## Exercise aim
Gather the lines below that include the string "with", copying each in full.

--- begin Data extract ---

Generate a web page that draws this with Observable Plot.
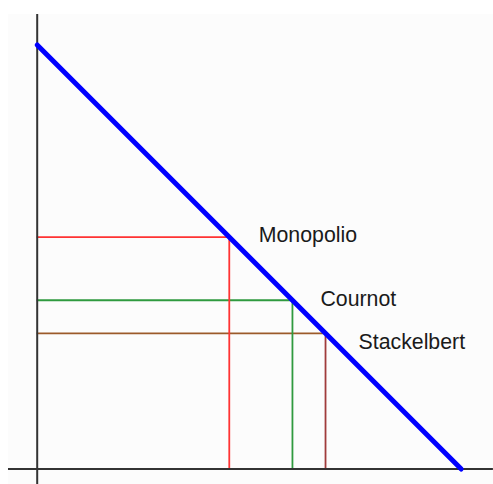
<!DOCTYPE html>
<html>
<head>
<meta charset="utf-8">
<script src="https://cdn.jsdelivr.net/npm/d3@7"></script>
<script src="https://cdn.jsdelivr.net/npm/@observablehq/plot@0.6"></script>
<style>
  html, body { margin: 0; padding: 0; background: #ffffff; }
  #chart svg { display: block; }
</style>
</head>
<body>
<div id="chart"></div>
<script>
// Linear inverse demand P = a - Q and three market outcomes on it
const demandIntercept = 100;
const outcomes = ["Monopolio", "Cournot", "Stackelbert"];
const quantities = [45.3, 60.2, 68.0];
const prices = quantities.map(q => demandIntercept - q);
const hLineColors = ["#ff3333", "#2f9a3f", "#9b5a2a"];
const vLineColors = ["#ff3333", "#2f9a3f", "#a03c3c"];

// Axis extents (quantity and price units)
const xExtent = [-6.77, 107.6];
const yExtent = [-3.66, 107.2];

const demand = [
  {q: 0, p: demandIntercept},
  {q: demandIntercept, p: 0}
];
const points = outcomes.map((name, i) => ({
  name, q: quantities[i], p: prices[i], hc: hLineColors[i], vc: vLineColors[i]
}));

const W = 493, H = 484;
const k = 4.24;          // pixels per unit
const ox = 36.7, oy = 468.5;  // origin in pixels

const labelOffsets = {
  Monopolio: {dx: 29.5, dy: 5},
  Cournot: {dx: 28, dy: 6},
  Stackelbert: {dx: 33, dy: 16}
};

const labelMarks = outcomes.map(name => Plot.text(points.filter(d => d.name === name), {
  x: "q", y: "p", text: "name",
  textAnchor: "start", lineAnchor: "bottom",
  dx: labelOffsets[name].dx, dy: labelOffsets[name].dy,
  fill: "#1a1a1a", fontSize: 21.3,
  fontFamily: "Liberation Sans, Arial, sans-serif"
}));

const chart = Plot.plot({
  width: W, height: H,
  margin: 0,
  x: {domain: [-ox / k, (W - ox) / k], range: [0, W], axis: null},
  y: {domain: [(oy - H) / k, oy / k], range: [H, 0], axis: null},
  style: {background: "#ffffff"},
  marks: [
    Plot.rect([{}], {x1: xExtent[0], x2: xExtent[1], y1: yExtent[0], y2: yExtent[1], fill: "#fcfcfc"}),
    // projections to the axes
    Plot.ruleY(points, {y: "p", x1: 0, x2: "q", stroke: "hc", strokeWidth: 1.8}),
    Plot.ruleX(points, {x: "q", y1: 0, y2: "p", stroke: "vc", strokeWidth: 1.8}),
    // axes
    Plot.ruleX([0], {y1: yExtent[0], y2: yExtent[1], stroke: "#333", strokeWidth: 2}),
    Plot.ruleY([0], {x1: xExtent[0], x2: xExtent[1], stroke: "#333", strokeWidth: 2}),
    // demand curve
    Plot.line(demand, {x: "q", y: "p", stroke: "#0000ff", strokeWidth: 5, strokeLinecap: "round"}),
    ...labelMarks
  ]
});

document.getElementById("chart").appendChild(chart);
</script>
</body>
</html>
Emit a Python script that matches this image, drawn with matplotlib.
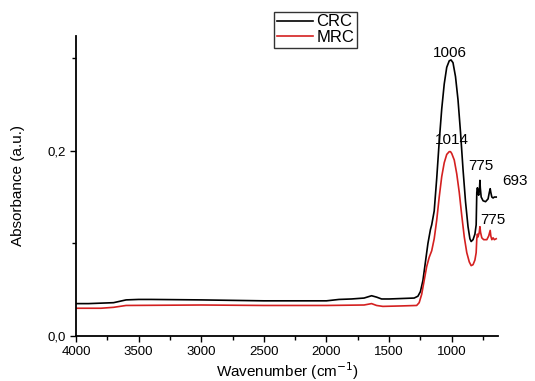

--- end Data extract ---

## Output of the exercise
Generate a web page that draws this with Observable Plot.
Emit a Python script that matches this image, drawn with matplotlib.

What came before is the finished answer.